#### PROMPT:
Skipping all pictures, set down the lines of the listing from the first through the one with "minimum width=233pt, minimum".

☆ ☆ ☆ ☆ ☆ ☆ ☆

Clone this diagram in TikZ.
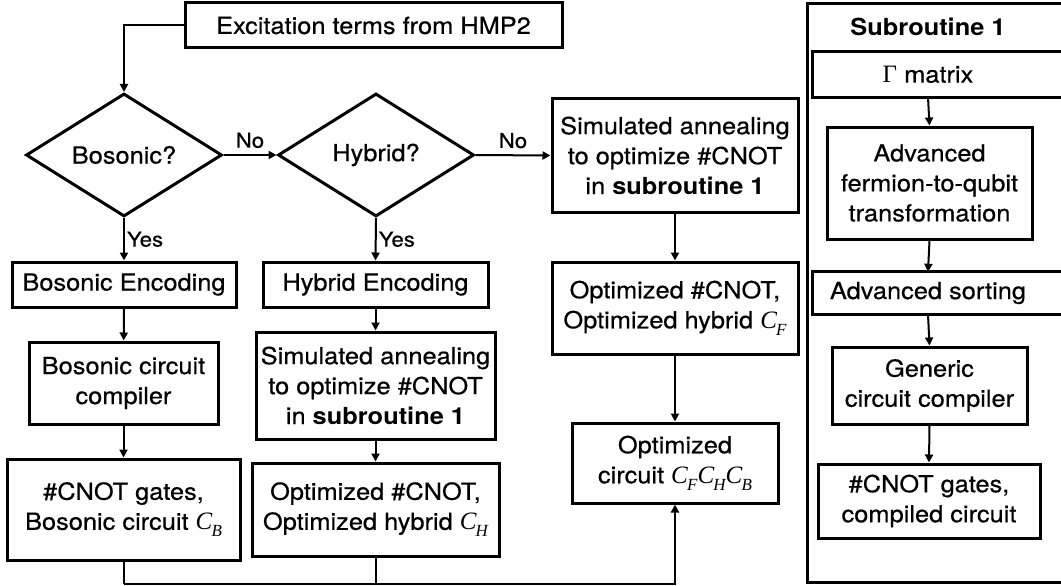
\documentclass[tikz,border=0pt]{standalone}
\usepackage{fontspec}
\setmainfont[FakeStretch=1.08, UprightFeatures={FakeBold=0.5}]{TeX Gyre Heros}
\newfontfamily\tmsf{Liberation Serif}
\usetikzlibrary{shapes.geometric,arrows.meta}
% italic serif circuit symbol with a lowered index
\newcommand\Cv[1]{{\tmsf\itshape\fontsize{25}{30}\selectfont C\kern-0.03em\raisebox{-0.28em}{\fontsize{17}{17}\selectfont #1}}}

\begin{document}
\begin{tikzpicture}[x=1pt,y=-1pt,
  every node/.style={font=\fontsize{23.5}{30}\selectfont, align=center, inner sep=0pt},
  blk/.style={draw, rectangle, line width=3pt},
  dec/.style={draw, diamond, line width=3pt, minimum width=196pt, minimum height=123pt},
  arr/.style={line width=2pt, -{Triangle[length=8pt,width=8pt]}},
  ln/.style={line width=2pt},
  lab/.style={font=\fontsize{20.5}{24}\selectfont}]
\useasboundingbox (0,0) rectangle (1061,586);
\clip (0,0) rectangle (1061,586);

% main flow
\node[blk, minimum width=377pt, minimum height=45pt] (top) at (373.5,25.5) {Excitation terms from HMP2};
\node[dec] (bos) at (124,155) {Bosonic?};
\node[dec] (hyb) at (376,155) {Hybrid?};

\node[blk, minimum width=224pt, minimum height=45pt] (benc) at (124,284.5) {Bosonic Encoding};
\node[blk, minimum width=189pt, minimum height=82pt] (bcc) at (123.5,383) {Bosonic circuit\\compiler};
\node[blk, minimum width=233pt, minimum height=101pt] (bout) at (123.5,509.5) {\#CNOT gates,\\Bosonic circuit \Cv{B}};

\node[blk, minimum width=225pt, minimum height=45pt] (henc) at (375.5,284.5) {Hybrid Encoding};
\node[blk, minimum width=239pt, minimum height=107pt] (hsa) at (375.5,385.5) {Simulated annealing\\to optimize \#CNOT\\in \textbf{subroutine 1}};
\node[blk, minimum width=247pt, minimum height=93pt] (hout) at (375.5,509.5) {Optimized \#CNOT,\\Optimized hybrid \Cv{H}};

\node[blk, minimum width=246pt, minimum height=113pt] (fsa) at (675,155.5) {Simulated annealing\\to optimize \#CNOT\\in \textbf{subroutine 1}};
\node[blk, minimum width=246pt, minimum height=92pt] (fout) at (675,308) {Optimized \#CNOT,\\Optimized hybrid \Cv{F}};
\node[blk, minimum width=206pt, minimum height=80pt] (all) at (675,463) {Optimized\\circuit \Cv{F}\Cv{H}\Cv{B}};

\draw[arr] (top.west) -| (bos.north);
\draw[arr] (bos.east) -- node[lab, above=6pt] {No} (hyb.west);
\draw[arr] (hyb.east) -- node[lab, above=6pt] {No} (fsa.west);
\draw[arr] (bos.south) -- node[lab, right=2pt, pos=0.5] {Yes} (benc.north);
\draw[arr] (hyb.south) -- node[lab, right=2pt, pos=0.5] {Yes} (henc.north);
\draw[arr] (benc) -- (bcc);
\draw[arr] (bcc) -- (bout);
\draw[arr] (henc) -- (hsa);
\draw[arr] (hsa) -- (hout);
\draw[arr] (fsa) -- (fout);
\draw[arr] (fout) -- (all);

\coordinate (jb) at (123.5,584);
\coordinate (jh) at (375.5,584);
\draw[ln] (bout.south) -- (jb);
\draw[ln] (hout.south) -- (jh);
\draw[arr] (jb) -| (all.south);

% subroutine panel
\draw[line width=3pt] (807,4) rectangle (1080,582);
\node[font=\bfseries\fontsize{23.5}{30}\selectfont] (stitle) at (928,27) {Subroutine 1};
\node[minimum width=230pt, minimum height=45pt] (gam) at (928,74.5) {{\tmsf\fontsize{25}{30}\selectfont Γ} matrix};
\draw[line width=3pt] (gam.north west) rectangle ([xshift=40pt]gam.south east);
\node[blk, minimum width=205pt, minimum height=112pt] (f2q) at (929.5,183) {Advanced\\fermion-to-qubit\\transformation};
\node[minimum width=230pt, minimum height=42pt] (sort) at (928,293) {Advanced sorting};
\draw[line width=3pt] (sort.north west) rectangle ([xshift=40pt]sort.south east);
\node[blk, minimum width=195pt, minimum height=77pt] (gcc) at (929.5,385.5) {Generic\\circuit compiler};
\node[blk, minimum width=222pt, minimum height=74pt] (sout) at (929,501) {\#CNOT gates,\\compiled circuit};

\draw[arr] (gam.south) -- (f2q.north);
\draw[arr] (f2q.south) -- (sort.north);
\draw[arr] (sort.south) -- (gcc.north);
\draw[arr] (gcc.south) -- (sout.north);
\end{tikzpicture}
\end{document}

☆ ☆ ☆ ☆ ☆ ☆ ☆

#### TASK ANSWER:
Clone this diagram in TikZ.
\documentclass[tikz,border=0pt]{standalone}
\usepackage{fontspec}
\setmainfont[FakeStretch=1.08, UprightFeatures={FakeBold=0.5}]{TeX Gyre Heros}
\newfontfamily\tmsf{Liberation Serif}
\usetikzlibrary{shapes.geometric,arrows.meta}
% italic serif circuit symbol with a lowered index
\newcommand\Cv[1]{{\tmsf\itshape\fontsize{25}{30}\selectfont C\kern-0.03em\raisebox{-0.28em}{\fontsize{17}{17}\selectfont #1}}}

\begin{document}
\begin{tikzpicture}[x=1pt,y=-1pt,
  every node/.style={font=\fontsize{23.5}{30}\selectfont, align=center, inner sep=0pt},
  blk/.style={draw, rectangle, line width=3pt},
  dec/.style={draw, diamond, line width=3pt, minimum width=196pt, minimum height=123pt},
  arr/.style={line width=2pt, -{Triangle[length=8pt,width=8pt]}},
  ln/.style={line width=2pt},
  lab/.style={font=\fontsize{20.5}{24}\selectfont}]
\useasboundingbox (0,0) rectangle (1061,586);
\clip (0,0) rectangle (1061,586);

% main flow
\node[blk, minimum width=377pt, minimum height=45pt] (top) at (373.5,25.5) {Excitation terms from HMP2};
\node[dec] (bos) at (124,155) {Bosonic?};
\node[dec] (hyb) at (376,155) {Hybrid?};

\node[blk, minimum width=224pt, minimum height=45pt] (benc) at (124,284.5) {Bosonic Encoding};
\node[blk, minimum width=189pt, minimum height=82pt] (bcc) at (123.5,383) {Bosonic circuit\\compiler};
\node[blk, minimum width=233pt, minimum height=101pt] (bout) at (123.5,509.5) {\#CNOT gates,\\Bosonic circuit \Cv{B}};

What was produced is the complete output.